Solve a problem where variables have different scales ($x_1 \in [0, 1]$, $x_2 \in [0, 10000]$). Show that without scaling, BFGS converges slowly. With proper scaling, convergence is fast.

Exercise 4: Analytic Derivatives Speedup

Compare jac=None (finite differences), jac='3-point', and jac=analytic for Rosenbrock. Measure total function evaluations and wall time.

Exercise 5: Custom Optimizer Wrapping

Wrap your Week 3 BFGS implementation in a scipy-compatible interface. Compare with scipy's built-in BFGS on the same problem.

Exercise 6: Wheel Radius Calibration

Practical: estimate wheel radius from encoder ticks and measured distances. Use least_squares for best results. Compare with minimize on the same problem.

Practice (45 min)

What is the difference between BFGS and L-BFGS-B? When would you choose each?
For a 50-dimensional problem with analytic gradients and no bounds, which method would you try first? Second?
Nelder-Mead is derivative-free. Why is it still useful despite being slow?
What does OptimizeResult.nfev tell you that .nit doesn't?
If result.success == False, what should you do? (List 3 concrete steps.)
When should you use least_squares instead of minimize? What's the advantage?
How does trust-constr handle both equality and inequality constraints?
What is the memory advantage of L-BFGS-B? How does the m parameter (history size) affect it?
For the OKS sensor calibration problem with 6 parameters and 100 measurements, which scipy method would you use?
Why does scipy's minimize default to BFGS when gradients are provided?

Expert Challenges

🎯 Challenge 1: Benchmarking suite

**Problem:** Build a benchmarking function that tests all applicable scipy methods on a given problem and returns a comparison table: method name, final $f$, iterations, function evaluations, gradient evaluations, time, and success status. Run it on: (a) Rosenbrock 10D, (b) Styblinski-Tang 10D, (c) a quadratic with condition number $10^4$. **Solution:** The suite should auto-detect which methods are applicable (e.g., skip methods requiring Hessian if not provided). Key insight: BFGS wins on smooth, moderate-dimensional problems. L-BFGS-B wins for $n > 100$. Nelder-Mead wins on noisy/non-smooth problems. For ill-conditioned quadratics, Newton-CG with exact Hessian beats everything.

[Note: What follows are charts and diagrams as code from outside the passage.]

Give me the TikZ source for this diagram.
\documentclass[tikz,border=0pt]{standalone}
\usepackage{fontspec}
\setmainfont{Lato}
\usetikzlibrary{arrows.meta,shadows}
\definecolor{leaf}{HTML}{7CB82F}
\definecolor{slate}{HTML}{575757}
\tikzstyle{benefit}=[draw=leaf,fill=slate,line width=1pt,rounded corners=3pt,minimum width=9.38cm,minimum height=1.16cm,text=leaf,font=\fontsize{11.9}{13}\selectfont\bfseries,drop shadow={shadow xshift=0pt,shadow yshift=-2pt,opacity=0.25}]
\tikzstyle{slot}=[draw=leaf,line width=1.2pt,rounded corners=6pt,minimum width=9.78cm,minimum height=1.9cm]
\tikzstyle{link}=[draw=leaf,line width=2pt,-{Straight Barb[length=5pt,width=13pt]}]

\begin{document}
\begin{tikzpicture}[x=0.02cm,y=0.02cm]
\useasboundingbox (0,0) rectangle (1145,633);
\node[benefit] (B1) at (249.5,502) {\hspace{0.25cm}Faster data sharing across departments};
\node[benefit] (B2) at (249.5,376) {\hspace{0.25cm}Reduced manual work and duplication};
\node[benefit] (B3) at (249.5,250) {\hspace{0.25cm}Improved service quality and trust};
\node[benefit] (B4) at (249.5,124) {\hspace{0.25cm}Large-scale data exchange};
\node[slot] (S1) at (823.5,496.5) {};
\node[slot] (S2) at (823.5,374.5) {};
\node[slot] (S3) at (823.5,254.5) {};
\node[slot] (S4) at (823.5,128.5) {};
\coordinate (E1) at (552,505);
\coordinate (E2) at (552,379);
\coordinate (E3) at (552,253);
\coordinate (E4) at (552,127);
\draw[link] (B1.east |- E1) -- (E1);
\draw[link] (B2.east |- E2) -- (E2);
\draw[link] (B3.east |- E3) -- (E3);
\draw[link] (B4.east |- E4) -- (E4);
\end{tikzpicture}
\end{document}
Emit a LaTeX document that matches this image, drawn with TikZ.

🎯 Challenge 2: JAX + scipy hybrid

**Problem:** Use JAX's automatic differentiation with scipy's minimize. Write a function that: (a) defines the objective in JAX, (b) uses `jax.grad` for the Jacobian and `jax.hessian` for the Hessian, (c) passes these to `scipy.optimize.minimize(method='Newton-CG')`. Show the speedup over finite-difference Jacobians on Rosenbrock 50D. **Solution:** `jax.grad(f)` returns a function. Wrap it to convert jax arrays to numpy for scipy compatibility. For Rosenbrock 50D: analytic gradient via JAX → 50× fewer function evaluations than '2-point' finite differences. With Hessian: Newton-CG converges in ~30 iterations vs BFGS's ~200.

🎯 Challenge 3: Constrained optimization preview

**Problem:** Use `trust-constr` to solve a constrained calibration problem: minimize calibration error subject to physical constraints (wheel radius between 5 and 15 cm, wheelbase between 30 and 60 cm). Compare with unconstrained BFGS followed by clipping, and show that `trust-constr` gives better results because it respects constraints during optimization, not just at the end. **Solution:** `trust-constr` with `LinearConstraint` or `NonlinearConstraint` objects. The key difference: constrained optimization follows the constraint boundary when the unconstrained optimum is infeasible, finding the best feasible point. Clipping after BFGS gives a suboptimal feasible point because it doesn't explore along the constraint surface.

Self-Assessment Checklist

[ ] I know which scipy method to use for a given problem type
[ ] I can supply analytic derivatives and measure the speedup
[ ] I can use callbacks to monitor and debug optimization runs
[ ] I understand when least_squares is better than minimize

Key Takeaways

L-BFGS-B is the default workhorse — bounded, memory-efficient, gradient-based.
Always supply gradients when available — finite differences waste evaluations.
Always check result.success — silent failures are the most dangerous.
least_squares exploits problem structure — use it when you have residuals.